• Given instruction: Retype, please, the listing from its opening line through the line that contains "const yTicks = [-0.04, -0.02, 0, 0.02, 0.04]", both included, without the pictures.
────────────────
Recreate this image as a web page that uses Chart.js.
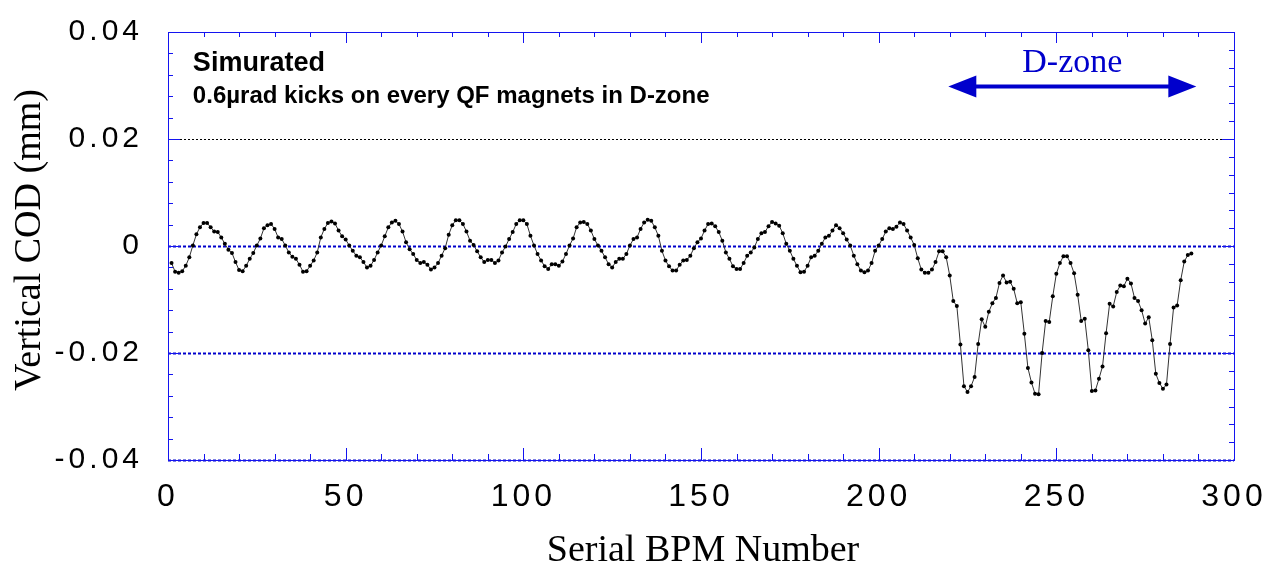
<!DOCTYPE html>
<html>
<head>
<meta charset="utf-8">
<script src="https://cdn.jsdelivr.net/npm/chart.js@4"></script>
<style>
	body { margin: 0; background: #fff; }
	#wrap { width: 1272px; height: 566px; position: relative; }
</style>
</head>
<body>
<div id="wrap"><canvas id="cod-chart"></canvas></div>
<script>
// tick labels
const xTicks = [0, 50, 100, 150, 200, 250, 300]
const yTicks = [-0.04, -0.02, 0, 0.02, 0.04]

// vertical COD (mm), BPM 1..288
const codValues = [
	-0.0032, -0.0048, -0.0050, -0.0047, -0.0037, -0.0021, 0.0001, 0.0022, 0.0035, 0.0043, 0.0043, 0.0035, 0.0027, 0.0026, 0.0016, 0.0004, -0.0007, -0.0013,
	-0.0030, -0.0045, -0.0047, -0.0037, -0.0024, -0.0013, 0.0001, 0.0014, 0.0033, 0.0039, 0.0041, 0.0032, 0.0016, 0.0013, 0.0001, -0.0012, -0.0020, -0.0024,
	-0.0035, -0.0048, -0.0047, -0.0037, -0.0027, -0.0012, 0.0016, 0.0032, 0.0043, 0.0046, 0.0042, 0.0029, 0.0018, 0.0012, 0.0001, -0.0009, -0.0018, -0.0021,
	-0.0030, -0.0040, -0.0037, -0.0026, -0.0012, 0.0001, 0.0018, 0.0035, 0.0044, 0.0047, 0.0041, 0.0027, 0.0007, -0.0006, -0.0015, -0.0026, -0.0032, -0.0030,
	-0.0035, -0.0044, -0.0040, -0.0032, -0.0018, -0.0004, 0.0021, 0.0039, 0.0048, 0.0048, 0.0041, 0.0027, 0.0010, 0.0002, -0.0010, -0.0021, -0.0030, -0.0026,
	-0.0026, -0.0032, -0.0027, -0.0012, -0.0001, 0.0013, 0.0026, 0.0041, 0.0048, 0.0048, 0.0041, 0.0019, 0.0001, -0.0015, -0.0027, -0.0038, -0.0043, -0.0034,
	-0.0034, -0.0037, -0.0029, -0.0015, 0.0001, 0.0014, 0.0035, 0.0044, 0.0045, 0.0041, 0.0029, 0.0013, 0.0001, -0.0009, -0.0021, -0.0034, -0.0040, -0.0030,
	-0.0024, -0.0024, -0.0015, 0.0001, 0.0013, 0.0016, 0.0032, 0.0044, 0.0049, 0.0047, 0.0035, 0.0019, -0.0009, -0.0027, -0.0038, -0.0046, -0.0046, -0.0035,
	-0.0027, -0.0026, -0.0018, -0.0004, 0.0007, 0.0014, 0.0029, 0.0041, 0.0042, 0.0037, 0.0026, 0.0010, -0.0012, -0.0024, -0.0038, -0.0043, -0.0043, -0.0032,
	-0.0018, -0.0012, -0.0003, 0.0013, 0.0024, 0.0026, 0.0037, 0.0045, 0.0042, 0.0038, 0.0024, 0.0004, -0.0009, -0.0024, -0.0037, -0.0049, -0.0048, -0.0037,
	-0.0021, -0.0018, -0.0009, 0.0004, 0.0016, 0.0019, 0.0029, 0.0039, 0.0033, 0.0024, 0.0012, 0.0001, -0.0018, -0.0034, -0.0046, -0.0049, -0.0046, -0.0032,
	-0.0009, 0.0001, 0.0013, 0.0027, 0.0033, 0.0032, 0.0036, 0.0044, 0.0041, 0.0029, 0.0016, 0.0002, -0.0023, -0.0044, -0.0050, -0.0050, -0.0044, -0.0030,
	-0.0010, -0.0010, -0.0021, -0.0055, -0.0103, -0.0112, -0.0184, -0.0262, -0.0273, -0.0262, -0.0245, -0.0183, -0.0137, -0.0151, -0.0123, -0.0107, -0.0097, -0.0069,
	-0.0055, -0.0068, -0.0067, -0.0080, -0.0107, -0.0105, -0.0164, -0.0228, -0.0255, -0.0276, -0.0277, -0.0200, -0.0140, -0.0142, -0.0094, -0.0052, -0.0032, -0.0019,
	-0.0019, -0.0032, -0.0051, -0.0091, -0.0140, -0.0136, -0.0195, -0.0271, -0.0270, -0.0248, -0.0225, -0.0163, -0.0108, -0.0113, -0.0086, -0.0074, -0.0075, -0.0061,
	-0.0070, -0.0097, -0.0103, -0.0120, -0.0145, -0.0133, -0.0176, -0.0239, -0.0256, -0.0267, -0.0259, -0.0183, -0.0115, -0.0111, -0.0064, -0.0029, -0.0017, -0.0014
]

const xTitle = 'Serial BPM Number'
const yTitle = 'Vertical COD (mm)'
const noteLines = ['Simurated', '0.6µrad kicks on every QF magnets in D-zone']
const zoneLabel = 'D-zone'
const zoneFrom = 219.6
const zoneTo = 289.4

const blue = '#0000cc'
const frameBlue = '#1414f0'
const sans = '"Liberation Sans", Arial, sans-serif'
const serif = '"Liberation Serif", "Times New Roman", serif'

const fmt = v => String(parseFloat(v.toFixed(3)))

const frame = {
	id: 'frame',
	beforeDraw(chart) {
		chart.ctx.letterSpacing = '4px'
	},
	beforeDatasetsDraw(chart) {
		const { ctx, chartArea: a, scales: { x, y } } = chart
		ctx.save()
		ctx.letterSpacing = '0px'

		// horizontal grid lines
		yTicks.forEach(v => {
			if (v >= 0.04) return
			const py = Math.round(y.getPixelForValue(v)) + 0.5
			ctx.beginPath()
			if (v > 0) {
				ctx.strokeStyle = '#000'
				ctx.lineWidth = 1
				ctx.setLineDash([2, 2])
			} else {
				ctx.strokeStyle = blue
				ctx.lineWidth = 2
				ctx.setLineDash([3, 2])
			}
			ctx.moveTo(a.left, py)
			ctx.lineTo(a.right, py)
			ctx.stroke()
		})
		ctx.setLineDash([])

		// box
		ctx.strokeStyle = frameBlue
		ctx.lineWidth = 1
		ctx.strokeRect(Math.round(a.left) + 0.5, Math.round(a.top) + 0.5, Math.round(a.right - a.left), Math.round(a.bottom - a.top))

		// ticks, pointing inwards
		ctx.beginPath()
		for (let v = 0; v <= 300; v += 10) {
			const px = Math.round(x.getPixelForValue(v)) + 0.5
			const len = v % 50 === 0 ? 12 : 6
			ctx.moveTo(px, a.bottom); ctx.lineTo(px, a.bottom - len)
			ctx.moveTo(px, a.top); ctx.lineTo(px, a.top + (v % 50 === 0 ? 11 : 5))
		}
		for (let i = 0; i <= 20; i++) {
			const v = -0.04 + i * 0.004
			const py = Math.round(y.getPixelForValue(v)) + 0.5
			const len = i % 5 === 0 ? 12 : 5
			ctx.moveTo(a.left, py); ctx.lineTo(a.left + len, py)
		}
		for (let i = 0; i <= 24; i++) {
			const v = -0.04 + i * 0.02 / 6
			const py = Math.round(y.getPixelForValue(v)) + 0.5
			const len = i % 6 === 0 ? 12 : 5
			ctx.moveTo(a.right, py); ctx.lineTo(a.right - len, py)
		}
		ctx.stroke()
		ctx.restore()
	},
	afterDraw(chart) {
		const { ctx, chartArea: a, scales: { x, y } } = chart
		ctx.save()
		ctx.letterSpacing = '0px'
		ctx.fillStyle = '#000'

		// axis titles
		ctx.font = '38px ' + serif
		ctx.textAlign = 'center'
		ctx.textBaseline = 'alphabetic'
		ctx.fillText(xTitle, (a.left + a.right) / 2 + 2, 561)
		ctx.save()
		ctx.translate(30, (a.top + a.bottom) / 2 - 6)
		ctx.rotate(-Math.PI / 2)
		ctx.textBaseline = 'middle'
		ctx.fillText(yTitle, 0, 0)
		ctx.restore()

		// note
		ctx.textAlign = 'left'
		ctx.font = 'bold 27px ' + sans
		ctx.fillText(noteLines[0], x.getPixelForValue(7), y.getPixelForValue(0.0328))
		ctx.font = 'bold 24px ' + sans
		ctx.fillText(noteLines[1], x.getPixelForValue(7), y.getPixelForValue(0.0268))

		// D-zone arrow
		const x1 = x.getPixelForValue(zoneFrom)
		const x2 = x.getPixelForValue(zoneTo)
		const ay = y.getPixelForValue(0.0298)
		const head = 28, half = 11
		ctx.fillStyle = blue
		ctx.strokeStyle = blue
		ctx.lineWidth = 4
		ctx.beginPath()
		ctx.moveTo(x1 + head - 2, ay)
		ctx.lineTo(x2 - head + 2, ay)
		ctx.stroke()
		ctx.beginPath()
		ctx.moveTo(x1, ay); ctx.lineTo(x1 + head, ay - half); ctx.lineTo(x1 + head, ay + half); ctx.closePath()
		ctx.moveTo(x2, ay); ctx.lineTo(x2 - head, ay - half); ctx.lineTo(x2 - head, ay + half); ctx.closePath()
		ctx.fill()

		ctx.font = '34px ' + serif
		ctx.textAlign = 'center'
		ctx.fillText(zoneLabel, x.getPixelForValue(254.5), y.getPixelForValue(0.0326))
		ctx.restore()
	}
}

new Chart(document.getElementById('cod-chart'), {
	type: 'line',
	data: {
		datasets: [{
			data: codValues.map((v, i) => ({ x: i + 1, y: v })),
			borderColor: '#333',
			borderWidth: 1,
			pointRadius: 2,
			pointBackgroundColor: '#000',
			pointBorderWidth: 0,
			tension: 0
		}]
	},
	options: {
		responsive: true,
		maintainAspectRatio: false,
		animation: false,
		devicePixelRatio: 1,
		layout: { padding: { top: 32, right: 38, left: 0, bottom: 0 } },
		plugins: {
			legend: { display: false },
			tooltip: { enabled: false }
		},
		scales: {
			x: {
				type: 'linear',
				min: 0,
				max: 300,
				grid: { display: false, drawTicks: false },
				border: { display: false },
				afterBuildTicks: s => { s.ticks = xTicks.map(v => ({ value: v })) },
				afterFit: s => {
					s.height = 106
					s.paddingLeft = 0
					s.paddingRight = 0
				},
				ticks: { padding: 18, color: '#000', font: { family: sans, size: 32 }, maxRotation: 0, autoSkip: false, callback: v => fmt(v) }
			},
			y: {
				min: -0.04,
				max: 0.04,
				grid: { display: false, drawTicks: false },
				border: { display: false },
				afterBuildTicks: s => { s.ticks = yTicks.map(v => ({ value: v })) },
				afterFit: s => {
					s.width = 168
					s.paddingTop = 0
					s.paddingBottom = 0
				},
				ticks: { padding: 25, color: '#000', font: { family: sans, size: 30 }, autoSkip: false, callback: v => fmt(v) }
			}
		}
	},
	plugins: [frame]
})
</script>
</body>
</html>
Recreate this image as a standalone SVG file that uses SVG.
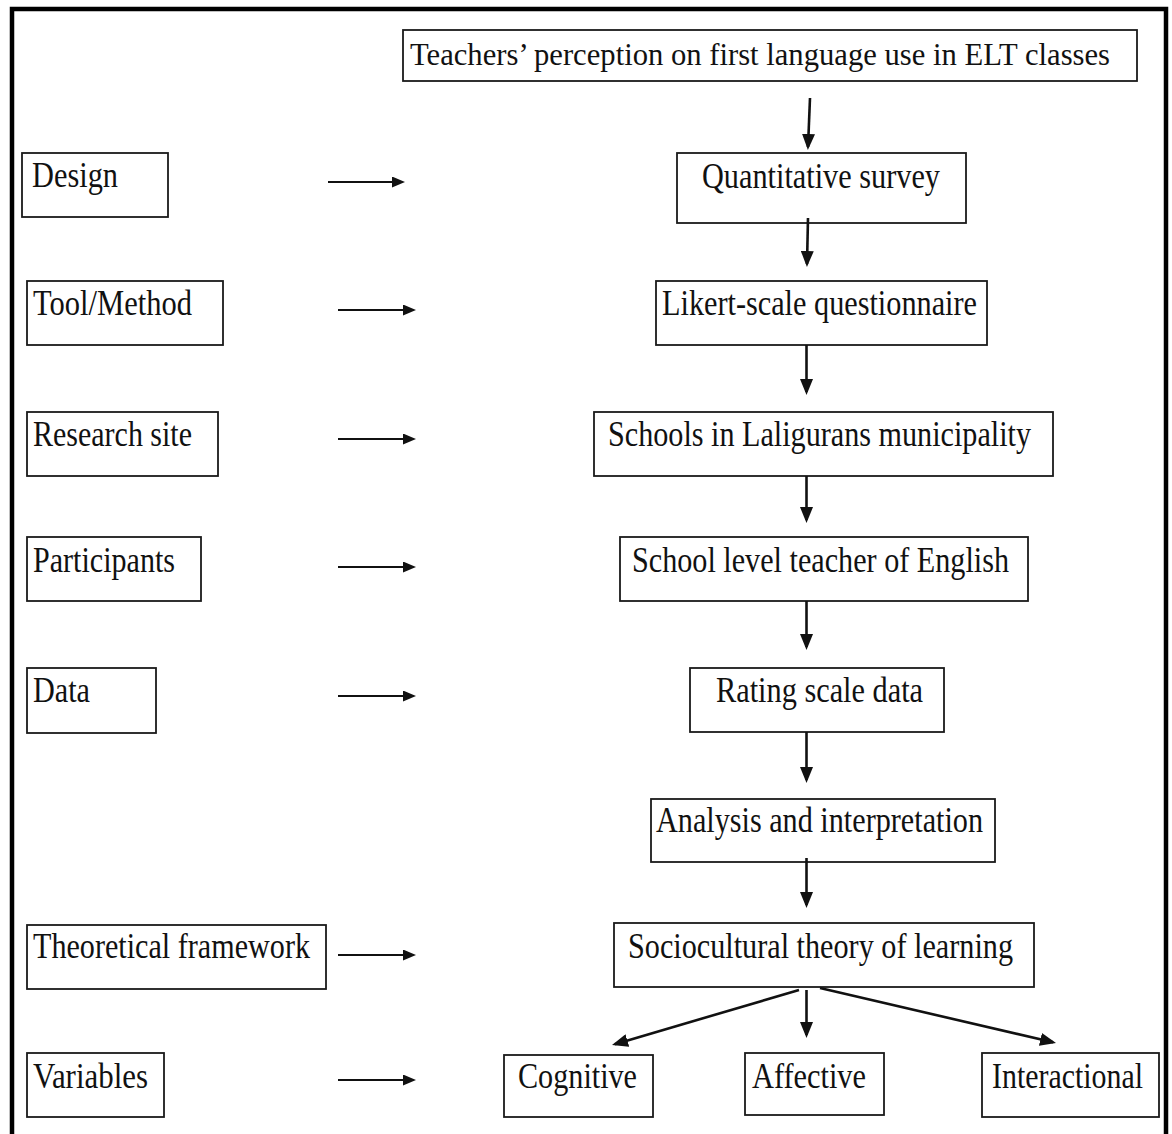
────────────────
• Exercise answer:
Recreate this image as a web page that uses Chart.js.
<!DOCTYPE html>
<html>
<head>
<meta charset="utf-8">
<script src="https://cdn.jsdelivr.net/npm/chart.js@4"></script>
<style>
	body { margin: 0; background: #fff; }
	#wrap { width: 1272px; height: 566px; position: relative; }
</style>
</head>
<body>
<div id="wrap"><canvas id="cod-chart"></canvas></div>
<script>
// tick labels
const xTicks = [0, 50, 100, 150, 200, 250, 300]
const yTicks = [-0.04, -0.02, 0, 0.02, 0.04]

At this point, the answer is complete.